Возможность самостоятельной деятельности, высокий уровень независимости от собственников средств производства формирует новую степень свободы современного работника. Еще в начале 90-х годов социологи стали отмечать, что «контроль над средствами про­изводства жестко ограничен тем, в какой мере они являются ин­формационными, а не физическими по своему характеру Там, где роль интеллекта очень высока, контроль над орудиями труда ока­зывается рассредоточенным среди работников»[121]. Осознание человеком своей новой роли в производственном процессе, потен­циальных возможностей выхода за пределы существующей струк­туры, а также решенная в целом проблема удовлетворения основ­ных материальных потребностей приводят к тому, что творческие личности не могут более управляться традиционными методами.

При этом как собственность работников на знания и средства информационного производства, так и собственность менеджеров на инфраструктуру производства не являются частной собственно­стью в традиционном смысле данного термина. По сути дела, и те и другие способны сегодня в рамках товарного обмена предлагать своим контрагентам не столько собственно деятельность или спо­собность к ней, сколько интеллектуальный продукт, возникающий в ходе сложного взаимодействия творческих личностей. Мы пола­гаем, что именно эти типы собственности представляют собой те не реализовавшиеся еще окончательно формы личного владения условиями и средствами производства, которые и подрывают в ко­нечном счете традиционные способы хозяйствования.

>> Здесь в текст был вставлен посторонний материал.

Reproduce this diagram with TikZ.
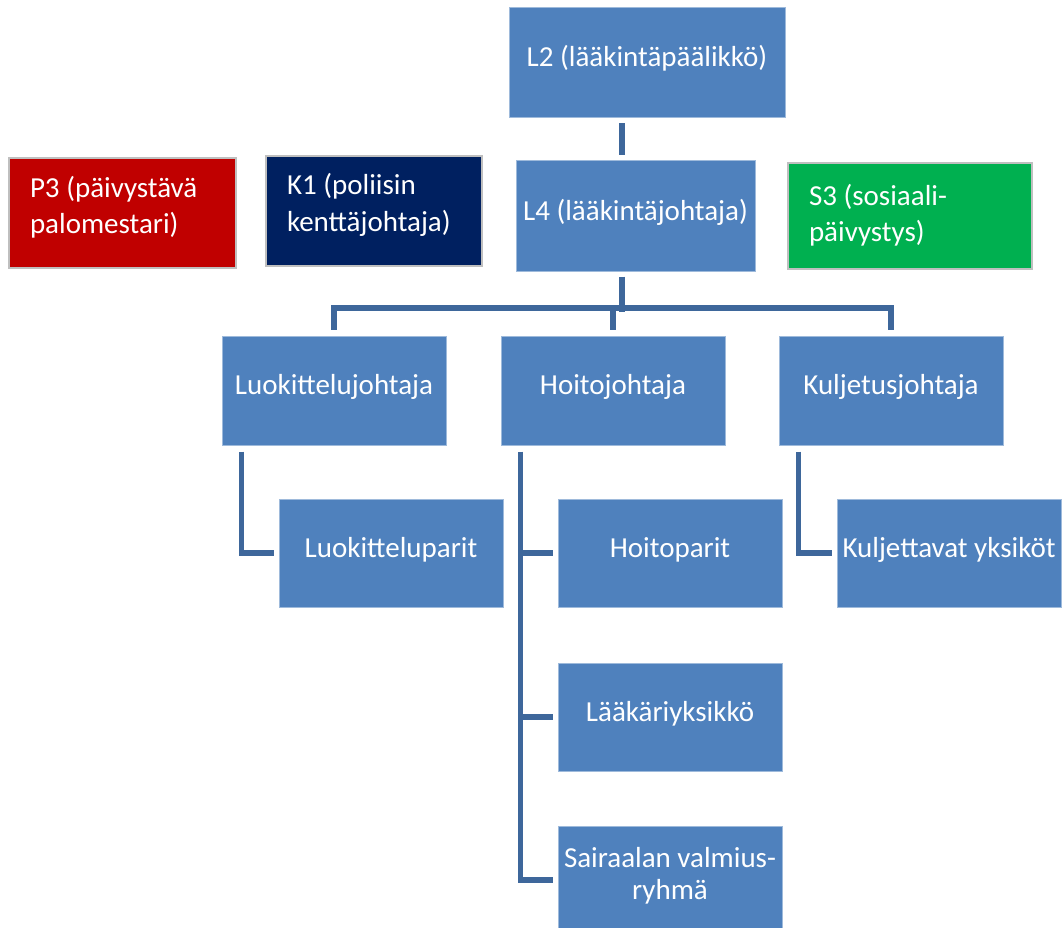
\documentclass[tikz,border=0pt]{standalone}
\usepackage{fontspec}
\setmainfont{Carlito}
\usetikzlibrary{calc}
\definecolor{boxblue}{HTML}{4F81BD}
\definecolor{connblue}{RGB}{62,103,155}
\definecolor{firered}{HTML}{C00000}
\definecolor{policenavy}{HTML}{002060}
\definecolor{socialgreen}{HTML}{00B050}
\definecolor{edgegray}{HTML}{BFBFBF}
\begin{document}
\begin{tikzpicture}[x=1pt,y=-1pt,
  orgbox/.style={fill=boxblue, draw=boxblue!55!white, line width=1pt, text=white,
    font=\fontsize{29}{36}\selectfont, inner sep=0pt, text height=20pt, text depth=12pt,
    minimum width=224pt, minimum height=108pt},
  sidebox/.style={draw=edgegray, line width=2pt, text=white,
    font=\fontsize{29}{36}\selectfont, align=flush left, inner xsep=21pt, inner ysep=0pt,
    text height=20pt, text depth=52pt},
  conn/.style={draw=connblue, line width=5.5pt}]
\useasboundingbox (0,0) rectangle (1062,928);

% top level
\node[orgbox, minimum width=276pt, minimum height=110pt] (L2) at (647,63) {L2 (lääkintäpäälikkö)};
\node[orgbox, minimum width=239pt, minimum height=110pt] (L4) at (635.5,216) {L4 (lääkintäjohtaja)};

% side boxes
\node[sidebox, fill=firered, text width=185pt, minimum height=110pt] (P3) at (122.5,213) {P3 (päivystävä\\palomestari)};
\node[sidebox, fill=policenavy, text width=174pt, minimum height=110pt] (K1) at (374,211) {K1 (poliisin\\kenttäjohtaja)};
\node[sidebox, fill=socialgreen, text width=202pt, minimum height=106pt, text depth=42pt] (S3) at (910,216) {S3 (sosiaali-\\päivystys)};

% second level
\node[orgbox, minimum height=109pt] (LJ) at (334,390.5) {Luokittelujohtaja};
\node[orgbox, minimum height=109pt] (HJ) at (613,390.5) {Hoitojohtaja};
\node[orgbox, minimum height=109pt] (KJ) at (891,390.5) {Kuljetusjohtaja};

% third level
\node[orgbox] (LP) at (391,553) {Luokitteluparit};
\node[orgbox] (HP) at (670,553) {Hoitoparit};
\node[orgbox] (KY) at (949,553) {Kuljettavat yksiköt};
\node[orgbox] (LY) at (670,717) {Lääkäriyksikkö};
\node[orgbox, text width=224pt, align=flush center, font=\fontsize{29}{32}\selectfont, text depth=46pt] (SR) at (670,880) {Sairaalan valmius-\\ryhmä};

% connectors
\draw[conn] ($(L2.south -| L4.north)+(-13.5,5)$) -- ($(L4.north)+(-13.5,-5)$);
\draw[conn] ($(L4.south)+(-13.5,5)$) -- ($(L4.south)+(-13.5,40)$);
\draw[conn] ($(LJ.north)+(0,-6)$) |- ($(KJ.north)+(0,-27.5)$) -- ($(KJ.north)+(0,-6)$);
\draw[conn] ($(HJ.north)+(0,-6)$) -- ($(HJ.north)+(0,-30)$);

\draw[conn] ($(LJ.south west)+(20,6)$) |- ($(LP.west)+(-5,0)$);
\draw[conn] ($(HJ.south west)+(20,6)$) |- ($(SR.west)+(-5,0)$);
\draw[conn] ($(HP.west -| HJ.south west)+(18,0)$) -- ($(HP.west)+(-5,0)$);
\draw[conn] ($(LY.west -| HJ.south west)+(18,0)$) -- ($(LY.west)+(-5,0)$);
\draw[conn] ($(KJ.south west)+(20,6)$) |- ($(KY.west)+(-5,0)$);
\end{tikzpicture}
\end{document}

Экспансия личной собственности проявляется в последние де­сятилетия все более отчетливо. В последние годы идея «электрон­ного коттеджа», выдвинутая в начале 80-х годов О. Тоффлером[122], получает зримое подтверждение: если в 1990 году в Соединенных Штатах 3 млн. работников были связаны со своим рабочим местом главным образом телекоммуникационными сетями, то в 1995 году их насчитывалось уже 10 млн., причем, как ожидалось, это число должно вырасти до 25 млн. к 2000 году[123]. В 1995 году 65 процентов работников в компьютерной индустрии было занято в мелких и индивидуальных фирмах, и лишь 35 процентов — в крупных ком­паниях. В таких условиях человек вынужден общаться с гораздо большим числом контрагентов, нежели прежде, усваивать и пере­рабатывать гораздо большее количество информации. Расширяет­ся круг людей, живущих и работающих вполне самостоятельно, осваивающих новый тип поведения, в значительной мере не опре­деляемый традиционными экономическими ценностями и не пред­полагающий частной собственности на средства производства как условия хозяйственной деятельности, а стоимости — как его глав­ной цели.

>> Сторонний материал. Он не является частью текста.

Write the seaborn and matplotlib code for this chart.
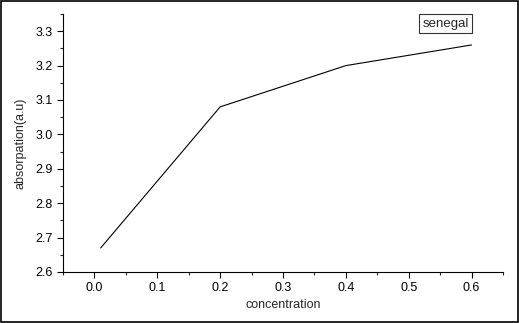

Модифицированные разнообразными факторами, отношения частной собственности утратили в условиях становления постин­дустриального общества то фундаментальное значение, которое они имели в рамках общества индустриального. Частная собственность в ее «дезинтегрированных» формах выступает в настоящее время скорее как символ владения средствами производства и условие получения определенных доходов, чем как воплощение возможности действовать в качестве субъекта, обладающего реальной хозяй­ственной властью, переходящей к собственникам знаний, процес­сов и технологий.

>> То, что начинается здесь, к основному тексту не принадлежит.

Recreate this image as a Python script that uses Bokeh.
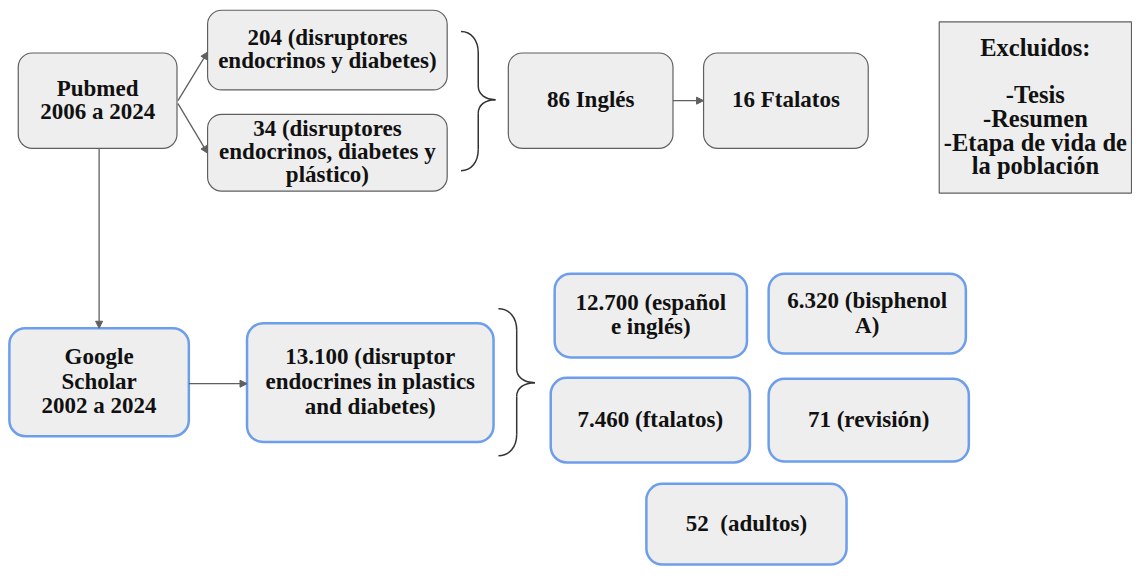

Дихотомия частной и личной собственности не имеет сегодня признаков антагонизма, хотя и формирует элементы нового соци­ального противостояния. В новых условиях те, кто получает сред­ства к существованию, продавая свою рабочую силу, равно как и те, кто извлекает доходы из традиционных форм предприниматель­ства, принадлежат системе, базирующейся на частной собственно­сти; те, кто не испытывает серьезных имущественных проблем, развивая собственные способности и находясь на переднем крае информационной революции, конструируют систему, формирую­щуюся на основе личной собственности. Первые представляют со­бой среду, в которой распространены прежние материалистичес­кие мотивы и стимулы; вторые, напротив, в значительной мере ис­поведуют постматериалистические ценности.

* * *

Становление хозяйственной системы, основанной на личной собственности, представляет собой элемент естественного прогрес­сивного развития общества. Ренессанс личной собственности оз­начает, с одной стороны, формирование неизвестного прежде типа свободы, но с другой — и возрождение той монополии, которую отрицала собственность частная. Экспансия подобных отношений предполагает появление нового источника развития общества, обес­печивающего, однако, прогресс лишь одной его части, в то время как другая оказывается все более отчужденной по отношению к технологическим достижениям. Развитие нового типа собственно­сти сопряжено с теми институциональными трансформациями, в результате которых последствия информационной революции ста­новятся социальной реальностью. Тем самым закладывается фун­дамент для формирования и развития таких качеств личности, та­кого типа индивидуального и общественного сознания, которые выведут человека за рамки любой жесткой организации, полити­ческой или хозяйственной: фактически это и будет означать рожде­ние постэкономической личности.